- [MATERIAL PROVIDED]
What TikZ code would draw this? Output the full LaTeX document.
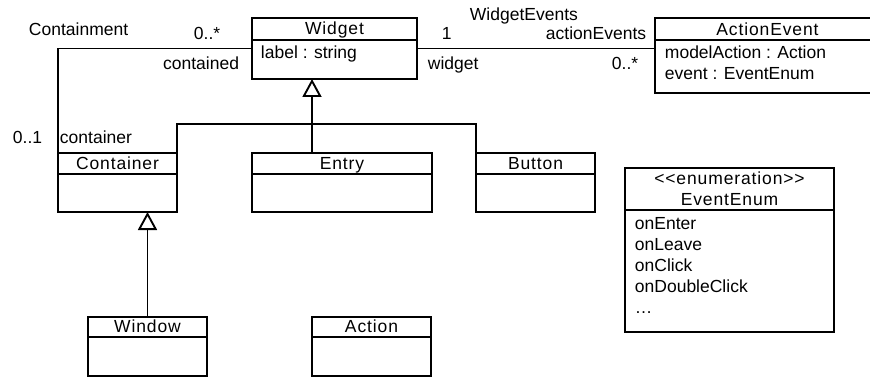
\documentclass[tikz,border=0pt]{standalone}
\usepackage{fontspec}
\setmainfont{Liberation Sans}
\newfontfamily\headfont[LetterSpace=5]{Liberation Sans}
\usetikzlibrary{arrows.meta}

\tikzset{
  classbox/.style={draw, rectangle, inner sep=0pt, outer sep=0pt, anchor=north west},
  cname/.style={inner sep=0pt, anchor=base, font=\headfont\fontsize{17.5}{21}\selectfont},
  txt/.style={inner sep=0pt, anchor=base west, font=\fontsize{17.5}{21}\selectfont},
  generalize/.style={-{Triangle[open,width=19pt,length=18pt]}}
}

\begin{document}
\begin{tikzpicture}[x=1pt,y=1pt,yscale=-1,xscale=1,line width=1.9pt]
\useasboundingbox (0,0) rectangle (870,377);

%Shape: Rectangle [Widget]
\node (widget) [classbox, minimum width=165, minimum height=61] at (252,18) {};
\draw ([yshift=22pt]widget.north west) -- ([yshift=22pt]widget.north east) ;
\node (widget-name) [cname] at (334.5,35) {Widget};
\node (widget-label) [txt] at (260,59) {label : string};

%Shape: Rectangle [ActionEvent]
\node (actionevent) [classbox, minimum width=225, minimum height=75] at (655,18) {};
\draw ([yshift=22pt]actionevent.north west) -- ([yshift=22pt]actionevent.north east) ;
\node (actionevent-name) [cname] at (767.5,35.5) {ActionEvent};
\node (actionevent-model) [txt] at (664,59) {modelAction : Action};
\node (actionevent-event) [txt] at (664,80) {event : EventEnum};

%Shape: Rectangle [Container]
\node (container) [classbox, minimum width=119, minimum height=59] at (58,153) {};
\draw ([yshift=21pt]container.north west) -- ([yshift=21pt]container.north east) ;
\node (container-name) [cname] at (117.5,169.5) {Container};

%Shape: Rectangle [Entry]
\node (entry) [classbox, minimum width=180, minimum height=59] at (252,153) {};
\draw ([yshift=21pt]entry.north west) -- ([yshift=21pt]entry.north east) ;
\node (entry-name) [cname] at (342,169.5) {Entry};

%Shape: Rectangle [Button]
\node (button) [classbox, minimum width=119, minimum height=59] at (476,153) {};
\draw ([yshift=21pt]button.north west) -- ([yshift=21pt]button.north east) ;
\node (button-name) [cname] at (535.5,169.5) {Button};

%Shape: Rectangle [EventEnum]
\node (eventenum) [classbox, minimum width=209, minimum height=164] at (625,168) {};
\draw ([yshift=42pt]eventenum.north west) -- ([yshift=42pt]eventenum.north east) ;
\node (eventenum-stereo) [cname] at (729.5,184) {<{}<enumeration>{}>};
\node (eventenum-name) [cname] at (729.5,205) {EventEnum};
\node (eventenum-enter) [txt] at (634,229) {onEnter};
\node (eventenum-leave) [txt] at (634,250) {onLeave};
\node (eventenum-click) [txt] at (634,271) {onClick};
\node (eventenum-dbl) [txt] at (634,292) {onDoubleClick};
\node (eventenum-more) [txt] at (634,313) {\ldots};

%Shape: Rectangle [Window]
\node (window) [classbox, minimum width=119, minimum height=59] at (88,317) {};
\draw ([yshift=20pt]window.north west) -- ([yshift=20pt]window.north east) ;
\node (window-name) [cname] at (147.5,332.5) {Window};

%Shape: Rectangle [Action]
\node (action) [classbox, minimum width=119, minimum height=59] at (312,317) {};
\draw ([yshift=20pt]action.north west) -- ([yshift=20pt]action.north east) ;
\node (action-name) [cname] at (371.5,332.5) {Action};

%Straight Lines [Containment]
\draw (widget.west) -| (container.north west) ;
%Straight Lines [WidgetEvents]
\draw (widget.east) -- (widget.east -| actionevent.west) ;

%Straight Lines [Widget generalization]
\coordinate (gen) at (312,124) ;
\draw [generalize] (gen) -- (gen |- widget.south) ;
\draw (container.north east) |- (gen) -| (button.north west) ;
\draw (gen |- entry.north) -- (gen) ;
%Straight Lines [Container generalization]
\draw [generalize] (window.north) -- (window.north |- container.south) ;

% Text Node
\node (lbl-containment) [txt] at (28,35.5) {Containment};
% Text Node
\node (lbl-contained-mult) [txt] at (193,39.5) {0..*};
% Text Node
\node (lbl-contained) [txt, anchor=base east] at (240,69.3) {contained};
% Text Node
\node (lbl-container-mult) [txt] at (12,144) {0..1};
% Text Node
\node (lbl-container) [txt] at (59,144) {container};
% Text Node
\node (lbl-widgetevents) [txt] at (469,20.7) {WidgetEvents};
% Text Node
\node (lbl-widget-mult) [txt] at (441,40) {1};
% Text Node
\node (lbl-actionevents) [txt] at (545,40) {actionEvents};
% Text Node
\node (lbl-widget) [txt] at (427,69.3) {widget};
% Text Node
\node (lbl-actionevents-mult) [txt] at (611,69.3) {0..*};

\end{tikzpicture}
\end{document}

- [SHORT EXERCISE]
Copy nothing but the lines from the top of the material through the line holding "(widget-label) [txt] at", exactly as written; omit pictures.

- [THE ANSWER]
What TikZ code would draw this? Output the full LaTeX document.
\documentclass[tikz,border=0pt]{standalone}
\usepackage{fontspec}
\setmainfont{Liberation Sans}
\newfontfamily\headfont[LetterSpace=5]{Liberation Sans}
\usetikzlibrary{arrows.meta}

\tikzset{
  classbox/.style={draw, rectangle, inner sep=0pt, outer sep=0pt, anchor=north west},
  cname/.style={inner sep=0pt, anchor=base, font=\headfont\fontsize{17.5}{21}\selectfont},
  txt/.style={inner sep=0pt, anchor=base west, font=\fontsize{17.5}{21}\selectfont},
  generalize/.style={-{Triangle[open,width=19pt,length=18pt]}}
}

\begin{document}
\begin{tikzpicture}[x=1pt,y=1pt,yscale=-1,xscale=1,line width=1.9pt]
\useasboundingbox (0,0) rectangle (870,377);

%Shape: Rectangle [Widget]
\node (widget) [classbox, minimum width=165, minimum height=61] at (252,18) {};
\draw ([yshift=22pt]widget.north west) -- ([yshift=22pt]widget.north east) ;
\node (widget-name) [cname] at (334.5,35) {Widget};
\node (widget-label) [txt] at (260,59) {label : string};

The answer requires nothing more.